About the beginning of the century the table of the great Cambacères was the most renowned in Paris, and M. d'Aigrefeuille was considered the most eminent epicure. The Prince de Talleyrand was also a most distinguished amateur, having been termed "the first fork of his time." At the advanced age of eighty, it was his custom to spend nearly an hour every morning with his cook, discussing the dishes which were to compose the dinner, his only repast. It had long been one of his tenets that a careful and healthful cuisine, presided over by the best artist he could procure, would tend to preserve his health and forefend serious maladies far better than a staff of physicians. For a period of twelve years Carême was his culinary director, with carte blanche to exercise his subtlest skill. Two things, Talleyrand used to say, are essential in life--to give good dinners and keep well with women, a precept he always followed. An axiom of diplomatists and statesmen goes still farther--that poor dinners are conducive to poor diplomacy, and bad ministerial dinners are equivalent to bad laws and bad negotiations.
The first volume of the "Almanach des Gourmands" (1804) is dedicated to M. d'Aigrefeuille, whom the author adjudged most worthy of such pre-eminence--"a connoisseur who is the most erudite arbiter of refined alimentary combinations, and who understands most thoroughly the difficult and little known art of extracting the greatest possible part from an excellent repast." Besides referring to him as setting daily the finest table in Paris, he is extolled as "the guest best adapted to honour an opulent table by his delightful manners, his profound knowledge of the world, and the constantly varied charm of his inexhaustible appetite and conversation."
Beauvilliers, once chef of Monsieur, brother of the king, was also the author of a cook-book which achieved marked success,[12] the writer carrying out in cookery the precept that Délille had applied to gardening:
"Mais ce grand art exige un artiste qui pense, Prodigue de génie et non pas de dépense."
(But this grand art demands an artist of taste-- Prodigal of genius and devoid of all waste.)

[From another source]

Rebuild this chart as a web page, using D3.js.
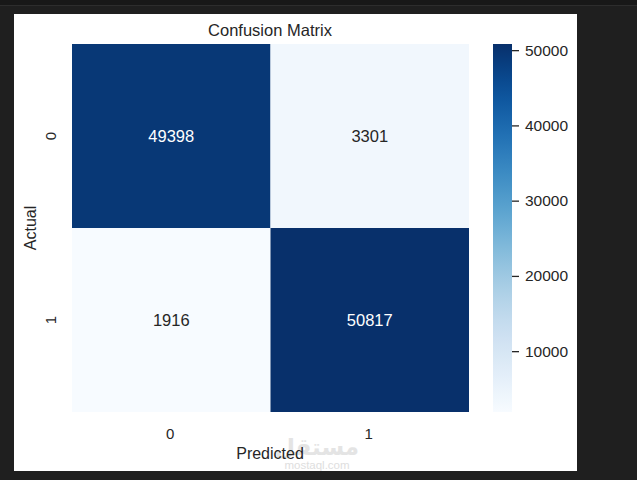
<!DOCTYPE html>
<html>
<head>
<meta charset="utf-8">
<script src="https://cdn.jsdelivr.net/npm/d3@7"></script>
<style>
  body { margin: 0; background: #1f1f1f; }
  svg { display: block; }
  text { font-family: "Liberation Sans", Arial, sans-serif; fill: #262626; }
</style>
</head>
<body>
<script>
(function(){

    //data
    var actualLabels = ["0", "1"];
    var predictedLabels = ["0", "1"];
    var row0 = [49398, 3301];
    var row1 = [1916, 50817];
    var colorTicks = [10000, 20000, 30000, 40000, 50000];

    var width = 637, height = 480;

    var svg = d3.select("body").append("svg")
        .attr("width", width)
        .attr("height", height);

    //dark surroundings
    svg.append("rect").attr("width", width).attr("height", height).attr("fill", "#1f1f1f");
    svg.append("rect").attr("width", width).attr("height", 5).attr("fill", "#181818");
    svg.append("rect").attr("y", 5).attr("width", width).attr("height", 1).attr("fill", "#2d2d2d");

    //white figure
    svg.append("rect")
        .attr("x", 14).attr("y", 14)
        .attr("width", 563).attr("height", 457)
        .attr("fill", "#ffffff");

    //build cells
    var cells = [];
    [row0, row1].forEach(function(row, i){
        row.forEach(function(v, j){
            cells.push({ actual: actualLabels[i], predicted: predictedLabels[j], value: v });
        });
    });

    var allVals = row0.concat(row1);
    var vmin = d3.min(allVals), vmax = d3.max(allVals);

    var x = d3.scaleBand().domain(predictedLabels).range([72, 469]);
    var y = d3.scaleBand().domain(actualLabels).range([44, 412]);

    var color = d3.scaleSequential(d3.interpolateBlues).domain([vmin, vmax]);

    svg.selectAll(".cell")
        .data(cells)
        .enter()
        .append("rect")
        .attr("class", "cell")
        .attr("x", function(d){ return x(d.predicted); })
        .attr("y", function(d){ return y(d.actual); })
        .attr("width", x.bandwidth())
        .attr("height", y.bandwidth())
        .attr("fill", function(d){ return color(d.value); });

    svg.selectAll(".annot")
        .data(cells)
        .enter()
        .append("text")
        .attr("class", "annot")
        .attr("x", function(d){ return x(d.predicted) + x.bandwidth() / 2; })
        .attr("y", function(d){ return y(d.actual) + y.bandwidth() / 2; })
        .attr("text-anchor", "middle")
        .attr("dominant-baseline", "central")
        .style("font-size", "16.5px")
        .style("fill", function(d){
            return (d.value - vmin) / (vmax - vmin) > 0.5 ? "#ffffff" : "#262626";
        })
        .text(function(d){ return d.value; });

    //x axis labels
    svg.selectAll(".xtick")
        .data(predictedLabels)
        .enter()
        .append("text")
        .attr("x", function(d){ return x(d) + x.bandwidth() / 2 - 1; })
        .attr("y", 433)
        .attr("text-anchor", "middle")
        .attr("dominant-baseline", "central")
        .style("font-size", "15px")
        .text(function(d){ return d; });

    //y axis labels, rotated
    svg.selectAll(".ytick")
        .data(actualLabels)
        .enter()
        .append("text")
        .attr("transform", function(d){
            return "translate(50," + (y(d) + y.bandwidth() / 2) + ") rotate(-90)";
        })
        .attr("text-anchor", "middle")
        .attr("dominant-baseline", "central")
        .style("font-size", "15px")
        .text(function(d){ return d; });

    //watermark
    svg.append("text")
        .attr("x", 317).attr("y", 447)
        .attr("text-anchor", "middle")
        .attr("dominant-baseline", "central")
        .style("font-family", "'DejaVu Sans', sans-serif")
        .style("font-size", "23px")
        .style("font-weight", "bold")
        .style("fill", "#e4e4e4")
        .text("مستقل");
    svg.append("text")
        .attr("x", 317).attr("y", 465)
        .attr("text-anchor", "middle")
        .attr("dominant-baseline", "central")
        .style("font-size", "11.5px")
        .style("fill", "#dedede")
        .text("mostaql.com");

    //axis titles
    svg.append("text")
        .attr("x", 270).attr("y", 453)
        .attr("text-anchor", "middle")
        .attr("dominant-baseline", "central")
        .style("font-size", "16px")
        .text("Predicted");

    svg.append("text")
        .attr("transform", "translate(30,228) rotate(-90)")
        .attr("text-anchor", "middle")
        .attr("dominant-baseline", "central")
        .style("font-size", "16px")
        .text("Actual");

    svg.append("text")
        .attr("x", 270).attr("y", 30)
        .attr("text-anchor", "middle")
        .attr("dominant-baseline", "central")
        .style("font-size", "16.5px")
        .text("Confusion Matrix");

    //colorbar
    var cbScale = d3.scaleLinear().domain([vmin, vmax]).range([412, 44]);

    var grad = svg.append("defs").append("linearGradient")
        .attr("id", "cbgrad")
        .attr("x1", 0).attr("y1", 1).attr("x2", 0).attr("y2", 0);
    d3.range(0, 1.0001, 0.05).forEach(function(t){
        grad.append("stop")
            .attr("offset", t)
            .attr("stop-color", color(vmin + t * (vmax - vmin)));
    });

    svg.append("rect")
        .attr("x", 493).attr("y", 44)
        .attr("width", 19).attr("height", 368)
        .attr("fill", "url(#cbgrad)");

    var cbAxis = svg.append("g")
        .attr("transform", "translate(512,0)")
        .call(d3.axisRight(cbScale).tickValues(colorTicks).tickSize(7).tickPadding(6).tickFormat(d3.format("d")));
    cbAxis.select(".domain").remove();
    cbAxis.selectAll("line").attr("stroke", "#262626").attr("stroke-width", 1.3);
    cbAxis.selectAll("text")
        .style("font-size", "15.5px")
        .style("font-family", "'Liberation Sans', Arial, sans-serif")
        .attr("fill", "#262626");

})();
</script>
</body>
</html>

In his fluent dedication to the Marquis de Voppalière, the writer says:
"I have not been unmindful of economy, either in the manipulation or the preservation of foods.... I have sought to teach how, with little outlay, one may have exquisite viands, and at the same time derive both health and pleasure. Good living is at once the luxury which costs the least; and perhaps of all pleasures it is the most innocent.... You have always held, monsieur, that Wisdom itself should strew flowers in the midst of the thorns that are inseparable from existence. Often at a banquet Wisdom may renew its moral forces. The bonds of society become narrowed, and rivals or enemies are merged into friends or guests. Persons who are entire strangers to each other share in the intimacy of the family, differences of rank become obliterated, weakness is united to power, manners are polished, and the mind takes a fresh flight (_l'esprit électrisé prend un nouvel essor_). It is perchance in the midst of banquets in the best society of Paris and Versailles that you have acquired that urbanity which characterises you, that familiarity with the _grand monde_ which is enabled to pronounce on everything at a glance."
Every great cook should be able to say with him, "I have inaugurated reforms, improvements, in order to advance from what is good to what is better." Already, "l'Art du Cuisinier" draws attention to the fact that "new dishes," to a large extent, are not new dishes--a chef supplies some new decoration to a _plat_, adds to or leaves off some ingredient, and christens it with a different name.